# Task prompt
Report how many lines contain "this", with no other words.

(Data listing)
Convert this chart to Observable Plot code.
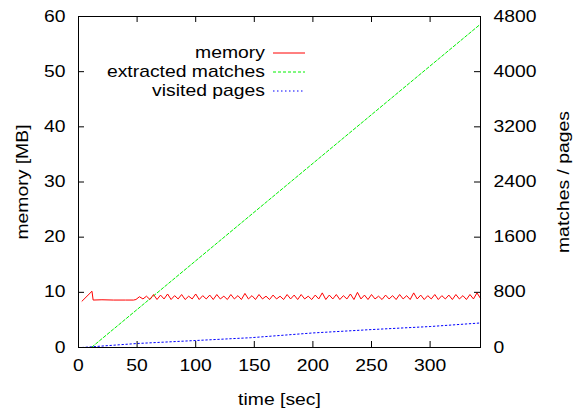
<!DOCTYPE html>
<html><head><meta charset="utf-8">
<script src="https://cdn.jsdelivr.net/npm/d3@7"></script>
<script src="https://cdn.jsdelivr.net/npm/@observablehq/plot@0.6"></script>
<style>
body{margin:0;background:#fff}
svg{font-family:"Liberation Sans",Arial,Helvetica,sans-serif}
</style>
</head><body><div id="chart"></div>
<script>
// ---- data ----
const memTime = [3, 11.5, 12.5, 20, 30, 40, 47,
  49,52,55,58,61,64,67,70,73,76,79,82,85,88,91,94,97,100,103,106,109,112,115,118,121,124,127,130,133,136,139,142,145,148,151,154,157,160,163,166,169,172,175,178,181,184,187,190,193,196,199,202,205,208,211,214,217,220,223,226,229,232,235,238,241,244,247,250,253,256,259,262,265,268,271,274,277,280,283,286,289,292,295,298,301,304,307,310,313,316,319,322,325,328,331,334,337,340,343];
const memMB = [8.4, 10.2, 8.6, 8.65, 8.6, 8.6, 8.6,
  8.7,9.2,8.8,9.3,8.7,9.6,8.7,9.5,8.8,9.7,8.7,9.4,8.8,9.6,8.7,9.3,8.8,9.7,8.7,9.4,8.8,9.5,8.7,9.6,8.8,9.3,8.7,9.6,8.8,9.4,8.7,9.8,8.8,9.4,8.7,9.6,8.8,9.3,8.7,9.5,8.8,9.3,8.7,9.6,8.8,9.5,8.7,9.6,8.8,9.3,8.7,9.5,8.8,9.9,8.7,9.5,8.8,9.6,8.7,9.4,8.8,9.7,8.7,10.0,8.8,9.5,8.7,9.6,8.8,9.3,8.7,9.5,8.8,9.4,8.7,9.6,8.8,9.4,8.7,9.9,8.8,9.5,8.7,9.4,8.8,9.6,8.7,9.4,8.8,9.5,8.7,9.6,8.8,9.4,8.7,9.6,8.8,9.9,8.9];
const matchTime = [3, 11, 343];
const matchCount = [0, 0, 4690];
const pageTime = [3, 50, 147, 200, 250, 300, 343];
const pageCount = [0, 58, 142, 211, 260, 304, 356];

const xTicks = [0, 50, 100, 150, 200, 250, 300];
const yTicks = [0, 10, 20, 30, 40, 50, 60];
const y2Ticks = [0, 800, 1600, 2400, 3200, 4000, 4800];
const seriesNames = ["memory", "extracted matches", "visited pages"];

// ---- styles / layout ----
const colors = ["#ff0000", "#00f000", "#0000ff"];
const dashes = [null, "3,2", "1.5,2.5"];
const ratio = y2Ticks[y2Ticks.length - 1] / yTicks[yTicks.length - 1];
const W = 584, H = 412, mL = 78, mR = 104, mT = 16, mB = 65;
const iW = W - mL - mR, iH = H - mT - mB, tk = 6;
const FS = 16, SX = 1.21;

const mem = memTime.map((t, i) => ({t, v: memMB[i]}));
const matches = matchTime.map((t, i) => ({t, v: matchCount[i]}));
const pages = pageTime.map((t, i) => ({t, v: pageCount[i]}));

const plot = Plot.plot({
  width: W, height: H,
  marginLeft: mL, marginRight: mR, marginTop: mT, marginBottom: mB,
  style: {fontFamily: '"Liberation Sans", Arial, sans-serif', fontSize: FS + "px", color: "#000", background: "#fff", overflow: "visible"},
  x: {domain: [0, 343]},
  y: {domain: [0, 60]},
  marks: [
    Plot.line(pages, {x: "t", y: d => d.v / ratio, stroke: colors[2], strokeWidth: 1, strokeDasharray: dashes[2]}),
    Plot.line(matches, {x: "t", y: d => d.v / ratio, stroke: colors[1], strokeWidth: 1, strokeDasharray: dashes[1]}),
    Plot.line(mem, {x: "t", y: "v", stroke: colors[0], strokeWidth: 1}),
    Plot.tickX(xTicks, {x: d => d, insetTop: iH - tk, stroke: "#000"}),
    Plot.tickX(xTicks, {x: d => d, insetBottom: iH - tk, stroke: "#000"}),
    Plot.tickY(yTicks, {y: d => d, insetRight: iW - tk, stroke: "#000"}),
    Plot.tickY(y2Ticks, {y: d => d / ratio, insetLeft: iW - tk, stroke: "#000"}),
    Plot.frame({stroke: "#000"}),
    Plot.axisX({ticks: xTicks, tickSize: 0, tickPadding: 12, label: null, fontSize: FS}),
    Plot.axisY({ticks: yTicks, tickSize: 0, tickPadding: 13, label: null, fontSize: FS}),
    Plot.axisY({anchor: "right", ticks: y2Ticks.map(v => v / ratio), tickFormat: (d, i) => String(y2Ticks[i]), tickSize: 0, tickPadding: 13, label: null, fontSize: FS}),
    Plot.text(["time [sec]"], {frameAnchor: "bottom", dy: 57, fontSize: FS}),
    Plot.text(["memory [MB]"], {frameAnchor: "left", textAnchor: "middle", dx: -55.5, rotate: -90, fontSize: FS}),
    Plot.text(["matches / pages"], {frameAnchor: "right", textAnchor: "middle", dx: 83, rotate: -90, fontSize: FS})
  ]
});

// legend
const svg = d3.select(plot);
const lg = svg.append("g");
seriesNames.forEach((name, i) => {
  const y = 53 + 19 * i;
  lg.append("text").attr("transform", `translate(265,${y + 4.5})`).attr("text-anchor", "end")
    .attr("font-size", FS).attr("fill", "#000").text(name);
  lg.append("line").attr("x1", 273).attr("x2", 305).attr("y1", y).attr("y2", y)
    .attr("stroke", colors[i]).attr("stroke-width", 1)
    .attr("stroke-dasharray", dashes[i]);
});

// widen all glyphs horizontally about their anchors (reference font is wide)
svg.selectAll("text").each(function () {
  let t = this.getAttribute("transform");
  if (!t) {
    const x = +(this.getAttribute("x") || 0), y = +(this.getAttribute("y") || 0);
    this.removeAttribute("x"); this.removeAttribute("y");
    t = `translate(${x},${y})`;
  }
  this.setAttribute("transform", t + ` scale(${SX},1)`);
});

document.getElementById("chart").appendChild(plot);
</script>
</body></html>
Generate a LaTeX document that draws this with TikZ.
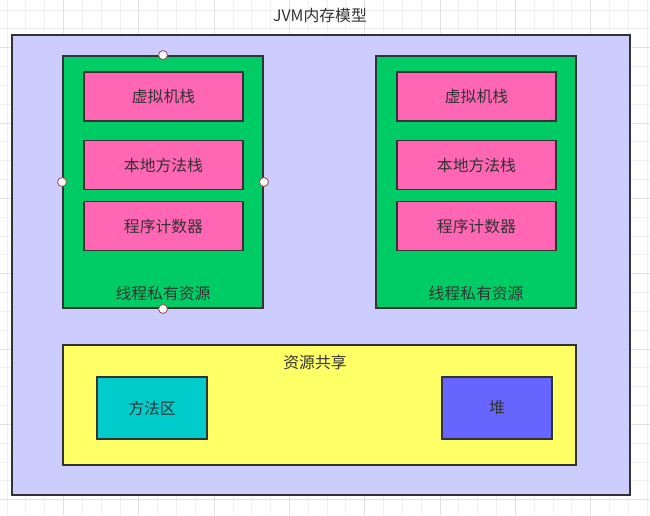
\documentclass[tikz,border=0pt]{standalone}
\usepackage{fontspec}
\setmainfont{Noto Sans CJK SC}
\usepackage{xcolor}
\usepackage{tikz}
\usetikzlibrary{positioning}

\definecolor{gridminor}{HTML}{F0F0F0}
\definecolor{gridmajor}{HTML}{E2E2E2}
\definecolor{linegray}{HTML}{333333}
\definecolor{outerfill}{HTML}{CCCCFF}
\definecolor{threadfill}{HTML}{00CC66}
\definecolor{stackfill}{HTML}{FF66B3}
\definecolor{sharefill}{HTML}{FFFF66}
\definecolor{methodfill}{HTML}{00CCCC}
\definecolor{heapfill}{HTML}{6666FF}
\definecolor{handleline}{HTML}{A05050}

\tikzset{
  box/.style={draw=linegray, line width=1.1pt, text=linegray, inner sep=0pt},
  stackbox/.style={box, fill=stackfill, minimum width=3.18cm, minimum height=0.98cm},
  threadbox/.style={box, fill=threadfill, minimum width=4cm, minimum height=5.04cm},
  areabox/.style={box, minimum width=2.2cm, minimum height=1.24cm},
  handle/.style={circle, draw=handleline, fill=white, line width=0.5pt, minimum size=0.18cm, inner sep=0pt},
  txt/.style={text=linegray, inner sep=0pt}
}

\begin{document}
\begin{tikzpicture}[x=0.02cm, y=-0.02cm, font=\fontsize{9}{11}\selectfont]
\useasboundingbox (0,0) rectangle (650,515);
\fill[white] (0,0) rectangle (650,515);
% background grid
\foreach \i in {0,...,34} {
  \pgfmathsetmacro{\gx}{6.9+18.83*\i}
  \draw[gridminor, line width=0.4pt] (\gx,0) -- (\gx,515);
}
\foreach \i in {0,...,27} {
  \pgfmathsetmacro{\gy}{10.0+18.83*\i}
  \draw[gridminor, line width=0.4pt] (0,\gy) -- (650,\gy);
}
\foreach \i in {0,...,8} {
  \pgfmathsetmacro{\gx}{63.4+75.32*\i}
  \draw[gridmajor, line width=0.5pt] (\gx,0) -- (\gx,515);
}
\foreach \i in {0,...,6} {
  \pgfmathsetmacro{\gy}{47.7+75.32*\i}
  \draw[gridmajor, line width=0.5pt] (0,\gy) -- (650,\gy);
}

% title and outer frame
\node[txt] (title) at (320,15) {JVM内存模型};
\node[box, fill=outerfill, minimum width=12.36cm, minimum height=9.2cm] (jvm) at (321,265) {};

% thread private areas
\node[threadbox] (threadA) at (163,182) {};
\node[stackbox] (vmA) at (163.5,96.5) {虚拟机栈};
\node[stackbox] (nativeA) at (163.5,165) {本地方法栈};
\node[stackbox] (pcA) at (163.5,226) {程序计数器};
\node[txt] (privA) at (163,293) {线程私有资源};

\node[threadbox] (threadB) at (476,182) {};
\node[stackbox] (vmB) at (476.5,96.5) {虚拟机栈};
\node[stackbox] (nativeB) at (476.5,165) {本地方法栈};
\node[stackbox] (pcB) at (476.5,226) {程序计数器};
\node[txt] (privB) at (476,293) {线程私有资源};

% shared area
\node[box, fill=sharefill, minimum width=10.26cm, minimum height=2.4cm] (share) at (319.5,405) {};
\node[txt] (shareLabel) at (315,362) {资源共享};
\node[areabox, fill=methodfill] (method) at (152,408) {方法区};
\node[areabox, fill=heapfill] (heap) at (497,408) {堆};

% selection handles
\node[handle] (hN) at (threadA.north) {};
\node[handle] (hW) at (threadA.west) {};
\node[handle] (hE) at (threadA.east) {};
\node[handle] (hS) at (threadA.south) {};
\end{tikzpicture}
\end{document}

--

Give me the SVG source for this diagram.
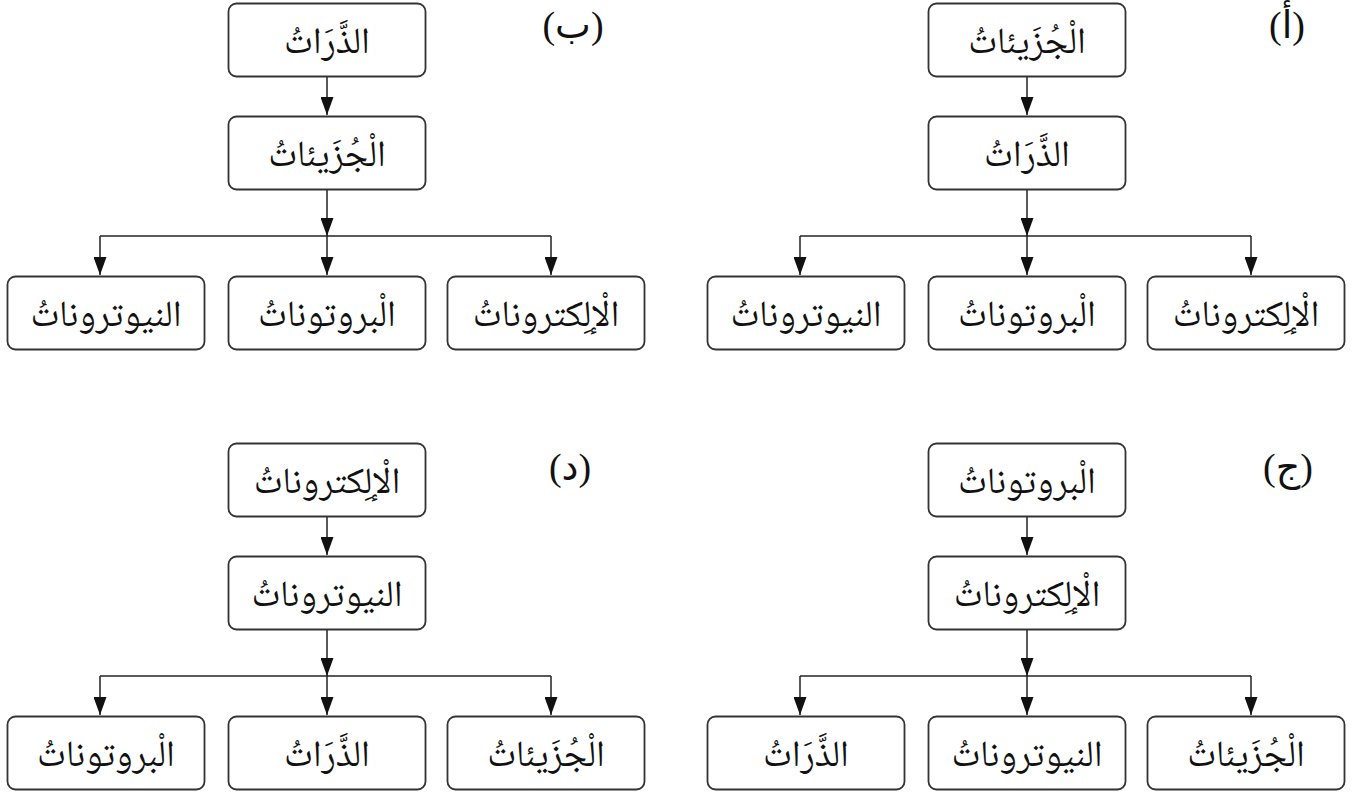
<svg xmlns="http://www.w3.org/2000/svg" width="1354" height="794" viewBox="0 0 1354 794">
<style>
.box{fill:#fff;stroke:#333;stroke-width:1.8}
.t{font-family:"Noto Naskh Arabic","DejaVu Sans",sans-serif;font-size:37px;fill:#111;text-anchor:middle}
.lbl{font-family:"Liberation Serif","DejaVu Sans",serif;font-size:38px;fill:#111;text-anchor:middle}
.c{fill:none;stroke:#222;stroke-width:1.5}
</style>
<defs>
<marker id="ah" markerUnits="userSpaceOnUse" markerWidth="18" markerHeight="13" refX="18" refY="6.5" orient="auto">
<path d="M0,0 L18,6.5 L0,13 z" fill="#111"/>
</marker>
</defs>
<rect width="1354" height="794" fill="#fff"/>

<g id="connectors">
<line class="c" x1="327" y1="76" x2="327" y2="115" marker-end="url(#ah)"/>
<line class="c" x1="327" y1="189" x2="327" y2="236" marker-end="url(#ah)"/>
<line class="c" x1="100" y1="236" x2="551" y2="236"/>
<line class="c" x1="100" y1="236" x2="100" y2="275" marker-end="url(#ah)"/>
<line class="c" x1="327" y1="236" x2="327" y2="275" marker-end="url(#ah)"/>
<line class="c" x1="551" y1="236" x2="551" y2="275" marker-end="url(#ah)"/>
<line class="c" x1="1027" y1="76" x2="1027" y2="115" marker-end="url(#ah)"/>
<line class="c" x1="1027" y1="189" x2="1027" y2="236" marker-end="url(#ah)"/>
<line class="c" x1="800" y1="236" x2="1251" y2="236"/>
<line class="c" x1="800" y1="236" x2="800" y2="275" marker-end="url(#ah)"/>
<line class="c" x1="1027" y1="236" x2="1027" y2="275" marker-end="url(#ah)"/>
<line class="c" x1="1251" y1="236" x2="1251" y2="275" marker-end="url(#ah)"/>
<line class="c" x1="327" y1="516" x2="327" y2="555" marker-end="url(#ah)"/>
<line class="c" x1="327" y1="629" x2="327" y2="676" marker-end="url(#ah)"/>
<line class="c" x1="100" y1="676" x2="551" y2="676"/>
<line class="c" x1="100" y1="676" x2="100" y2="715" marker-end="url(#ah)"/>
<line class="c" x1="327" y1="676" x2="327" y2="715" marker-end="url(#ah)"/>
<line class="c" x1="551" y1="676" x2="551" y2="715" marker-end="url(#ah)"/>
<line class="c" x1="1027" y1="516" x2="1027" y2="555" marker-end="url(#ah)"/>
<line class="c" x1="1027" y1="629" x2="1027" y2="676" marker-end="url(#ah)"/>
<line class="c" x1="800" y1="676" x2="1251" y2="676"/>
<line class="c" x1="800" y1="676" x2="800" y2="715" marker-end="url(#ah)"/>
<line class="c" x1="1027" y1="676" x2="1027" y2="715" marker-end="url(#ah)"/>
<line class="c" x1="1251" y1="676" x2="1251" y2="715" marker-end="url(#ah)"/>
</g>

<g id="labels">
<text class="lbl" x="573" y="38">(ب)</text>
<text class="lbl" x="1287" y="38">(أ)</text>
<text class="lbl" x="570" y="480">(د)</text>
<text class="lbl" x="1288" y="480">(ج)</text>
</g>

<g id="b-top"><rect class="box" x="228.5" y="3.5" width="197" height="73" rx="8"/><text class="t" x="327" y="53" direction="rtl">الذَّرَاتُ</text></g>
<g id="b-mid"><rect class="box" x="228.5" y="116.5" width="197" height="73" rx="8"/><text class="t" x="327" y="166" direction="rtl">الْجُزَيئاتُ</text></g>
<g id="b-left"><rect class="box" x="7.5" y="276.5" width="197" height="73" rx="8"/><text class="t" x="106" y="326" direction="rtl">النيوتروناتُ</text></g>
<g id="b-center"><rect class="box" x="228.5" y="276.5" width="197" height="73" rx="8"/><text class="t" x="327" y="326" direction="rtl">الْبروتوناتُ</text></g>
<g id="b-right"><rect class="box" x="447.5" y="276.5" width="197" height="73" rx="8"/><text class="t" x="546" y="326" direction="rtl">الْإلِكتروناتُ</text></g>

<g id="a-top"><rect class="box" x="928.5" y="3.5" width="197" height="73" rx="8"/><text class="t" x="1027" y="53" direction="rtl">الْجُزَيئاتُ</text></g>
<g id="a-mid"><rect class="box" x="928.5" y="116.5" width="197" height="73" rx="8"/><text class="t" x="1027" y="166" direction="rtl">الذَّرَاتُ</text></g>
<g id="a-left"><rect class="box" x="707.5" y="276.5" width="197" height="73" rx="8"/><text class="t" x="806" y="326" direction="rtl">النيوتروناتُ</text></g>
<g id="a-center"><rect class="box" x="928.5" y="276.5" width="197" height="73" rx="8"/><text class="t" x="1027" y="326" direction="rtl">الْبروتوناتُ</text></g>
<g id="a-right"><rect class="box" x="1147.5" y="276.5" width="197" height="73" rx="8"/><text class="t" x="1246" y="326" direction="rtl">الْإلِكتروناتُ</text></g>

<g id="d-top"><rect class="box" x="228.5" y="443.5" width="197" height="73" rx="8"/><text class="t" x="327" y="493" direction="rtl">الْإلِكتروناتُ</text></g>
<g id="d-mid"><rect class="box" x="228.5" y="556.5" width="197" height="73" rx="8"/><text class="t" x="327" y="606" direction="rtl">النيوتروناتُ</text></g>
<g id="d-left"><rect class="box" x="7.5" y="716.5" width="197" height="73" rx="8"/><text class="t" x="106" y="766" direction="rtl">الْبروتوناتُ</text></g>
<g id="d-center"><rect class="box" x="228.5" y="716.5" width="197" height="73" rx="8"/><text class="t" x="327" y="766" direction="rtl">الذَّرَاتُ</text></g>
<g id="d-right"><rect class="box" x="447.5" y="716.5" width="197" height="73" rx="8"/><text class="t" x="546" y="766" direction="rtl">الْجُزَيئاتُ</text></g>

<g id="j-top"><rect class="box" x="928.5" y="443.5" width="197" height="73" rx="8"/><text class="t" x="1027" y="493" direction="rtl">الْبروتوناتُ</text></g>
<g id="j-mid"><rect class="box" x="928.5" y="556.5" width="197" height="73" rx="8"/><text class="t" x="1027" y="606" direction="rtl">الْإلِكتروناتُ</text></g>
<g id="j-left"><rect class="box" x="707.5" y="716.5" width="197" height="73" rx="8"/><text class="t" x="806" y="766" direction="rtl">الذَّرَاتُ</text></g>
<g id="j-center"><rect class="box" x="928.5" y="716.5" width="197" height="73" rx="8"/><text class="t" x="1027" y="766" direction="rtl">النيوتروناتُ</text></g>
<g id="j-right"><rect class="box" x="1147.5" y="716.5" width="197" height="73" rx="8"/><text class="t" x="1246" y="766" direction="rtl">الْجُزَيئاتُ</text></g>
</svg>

---

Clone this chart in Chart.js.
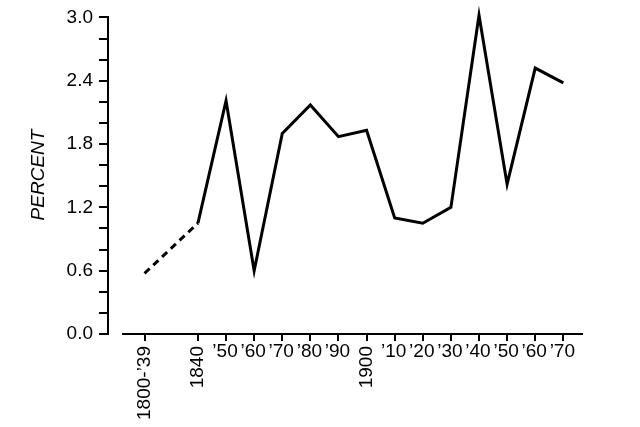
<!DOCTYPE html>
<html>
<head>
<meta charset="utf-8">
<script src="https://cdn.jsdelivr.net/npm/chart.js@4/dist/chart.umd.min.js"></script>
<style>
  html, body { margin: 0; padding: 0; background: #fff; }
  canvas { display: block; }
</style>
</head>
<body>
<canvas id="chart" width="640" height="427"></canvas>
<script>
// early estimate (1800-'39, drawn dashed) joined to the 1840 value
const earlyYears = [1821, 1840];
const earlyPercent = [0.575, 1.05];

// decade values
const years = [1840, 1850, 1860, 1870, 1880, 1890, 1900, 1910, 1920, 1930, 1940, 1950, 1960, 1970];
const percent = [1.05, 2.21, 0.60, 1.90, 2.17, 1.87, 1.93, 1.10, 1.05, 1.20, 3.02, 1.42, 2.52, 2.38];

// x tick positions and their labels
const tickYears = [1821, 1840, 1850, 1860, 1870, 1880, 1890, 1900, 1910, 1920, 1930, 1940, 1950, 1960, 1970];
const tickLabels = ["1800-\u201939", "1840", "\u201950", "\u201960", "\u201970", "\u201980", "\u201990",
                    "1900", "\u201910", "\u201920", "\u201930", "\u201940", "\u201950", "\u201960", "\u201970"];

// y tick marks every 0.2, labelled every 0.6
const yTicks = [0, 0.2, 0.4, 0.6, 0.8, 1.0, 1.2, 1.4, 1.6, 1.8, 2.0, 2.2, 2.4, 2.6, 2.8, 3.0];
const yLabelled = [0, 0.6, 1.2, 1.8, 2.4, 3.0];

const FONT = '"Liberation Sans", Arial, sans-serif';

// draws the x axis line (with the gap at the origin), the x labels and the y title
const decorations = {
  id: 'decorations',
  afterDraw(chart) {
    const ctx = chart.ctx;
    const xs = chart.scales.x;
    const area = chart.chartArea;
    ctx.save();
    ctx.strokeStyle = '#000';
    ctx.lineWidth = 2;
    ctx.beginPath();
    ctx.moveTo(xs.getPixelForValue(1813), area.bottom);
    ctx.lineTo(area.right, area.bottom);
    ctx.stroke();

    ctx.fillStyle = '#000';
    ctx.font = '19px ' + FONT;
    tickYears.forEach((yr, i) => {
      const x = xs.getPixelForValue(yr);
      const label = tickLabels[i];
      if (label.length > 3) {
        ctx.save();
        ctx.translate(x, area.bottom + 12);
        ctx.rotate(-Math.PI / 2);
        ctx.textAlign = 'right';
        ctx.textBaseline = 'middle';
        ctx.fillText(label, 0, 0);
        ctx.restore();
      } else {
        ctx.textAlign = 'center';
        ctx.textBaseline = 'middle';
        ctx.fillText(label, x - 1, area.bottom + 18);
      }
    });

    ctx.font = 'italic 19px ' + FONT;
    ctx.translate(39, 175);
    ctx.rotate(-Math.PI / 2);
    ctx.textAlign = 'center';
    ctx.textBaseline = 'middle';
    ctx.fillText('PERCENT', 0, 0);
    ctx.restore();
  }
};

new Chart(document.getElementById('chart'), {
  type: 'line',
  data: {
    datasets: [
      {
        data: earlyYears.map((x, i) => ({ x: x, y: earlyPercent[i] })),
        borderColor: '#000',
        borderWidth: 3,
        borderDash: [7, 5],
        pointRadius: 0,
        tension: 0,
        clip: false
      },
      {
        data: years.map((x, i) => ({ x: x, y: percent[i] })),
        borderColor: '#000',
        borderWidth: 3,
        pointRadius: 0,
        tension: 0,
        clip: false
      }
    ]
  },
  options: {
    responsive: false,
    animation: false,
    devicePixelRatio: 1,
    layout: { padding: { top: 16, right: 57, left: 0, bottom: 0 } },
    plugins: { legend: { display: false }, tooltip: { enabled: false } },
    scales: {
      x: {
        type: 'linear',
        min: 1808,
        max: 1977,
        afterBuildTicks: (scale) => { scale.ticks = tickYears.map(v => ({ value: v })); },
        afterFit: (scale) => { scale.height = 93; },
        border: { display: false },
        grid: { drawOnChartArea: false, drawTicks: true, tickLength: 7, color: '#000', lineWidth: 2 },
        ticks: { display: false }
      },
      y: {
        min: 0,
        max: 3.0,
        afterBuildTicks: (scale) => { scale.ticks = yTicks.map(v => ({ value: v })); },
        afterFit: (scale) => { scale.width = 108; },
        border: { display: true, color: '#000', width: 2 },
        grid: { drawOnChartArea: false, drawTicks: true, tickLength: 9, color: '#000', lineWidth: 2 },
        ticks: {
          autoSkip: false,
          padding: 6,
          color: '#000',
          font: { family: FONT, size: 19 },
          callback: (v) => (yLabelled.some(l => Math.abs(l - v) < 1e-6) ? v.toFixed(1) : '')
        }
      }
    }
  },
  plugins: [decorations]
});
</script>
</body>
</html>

# Final result
8